Substance use residential programs vary more widely in duration. Short-term programs run 28 to 30 days, while long-term programs can last 60 to 90 days or more. The structure typically includes individual counseling, group therapy, educational sessions, and relapse prevention planning.
Inpatient Rehab vs. Skilled Nursing Facility
This is one of the most common points of confusion. Both inpatient rehabilitation facilities and skilled nursing facilities provide therapy after a hospitalization, but they serve different patients at different intensity levels. An IRF is classified as a hospital. It requires physician oversight, an interdisciplinary team, and that 3-hour daily therapy minimum. The expectation is that you’ll make significant functional gains in a relatively short, intensive stay.
A skilled nursing facility provides therapy too, but at a pace that works for patients who can’t handle three hours a day. SNFs also provide longer-term nursing care that some patients need. Your medical team and insurance plan determine which setting is appropriate based on your functional status, medical complexity, and realistic potential for recovery. The decision isn’t about preference; it’s a clinical determination based on what your body can handle and what your condition requires.
How Insurance Covers Rehab
Under Original Medicare Part A, inpatient rehabilitation care is covered within a benefit period structure.
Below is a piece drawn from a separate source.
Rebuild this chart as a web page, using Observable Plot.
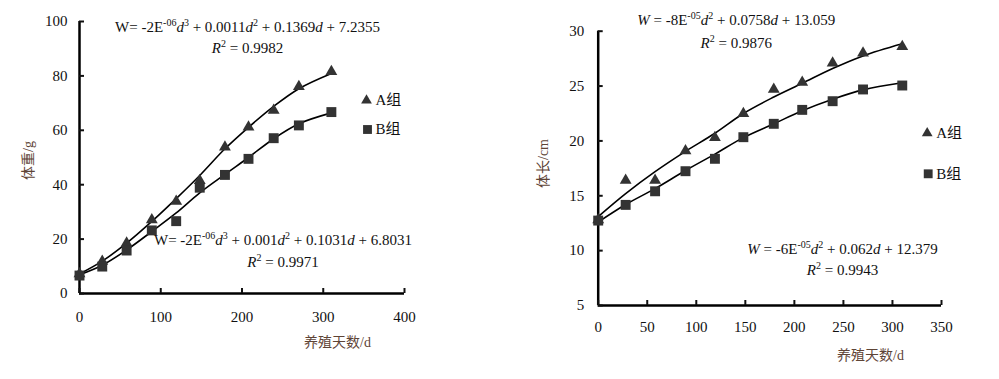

A benefit period starts the day you’re admitted as an inpatient and ends after you’ve gone 60 consecutive days without inpatient hospital or skilled nursing care. For the first 60 days of a benefit period, you pay nothing after meeting the Part A deductible ($1,736 in 2026). Days 61 through 90 cost $434 per day in 2026. Beyond that, you draw from a lifetime reserve of 60 days at $868 per day.
One helpful detail: if you’re transferred to an IRF directly from an acute care hospital, or admitted within 60 days of a prior hospital discharge in the same benefit period, you won’t owe a second deductible. Your earlier hospital stay already satisfied it. Private insurance plans and Medicare Advantage plans have their own coverage rules, prior authorization requirements, and length-of-stay limits. Substance use rehab coverage varies even more widely by plan, though the Mental Health Parity Act requires most insurers to cover addiction treatment at levels comparable to medical care.
How to Evaluate a Facility’s Quality
Three major organizations accredit rehabilitation facilities, and checking for accreditation is one of the most straightforward ways to gauge quality. The Commission on Accreditation of Rehabilitation Facilities (CARF) emphasizes continuous quality improvement and person-centered care, evaluating whether patients are actively involved in their own treatment planning. The Joint Commission focuses heavily on patient safety and standardized clinical processes, and its surveyors trace the experience of real patients through the system to see how standards play out in practice. The Council on Accreditation (COA) evaluates organizational governance, cultural competence, and ethical practices alongside clinical standards.
Beyond accreditation, look at the facility’s experience with your specific condition. A rehab hospital that treats hundreds of stroke patients per year will have more refined protocols than one that sees a handful. Ask about staffing ratios, the availability of specialists relevant to your diagnosis, and what the discharge planning process looks like. For substance use facilities, ask about their use of evidence-based treatment approaches, whether they offer medication-assisted treatment if appropriate for your situation, and what continuing care looks like after discharge.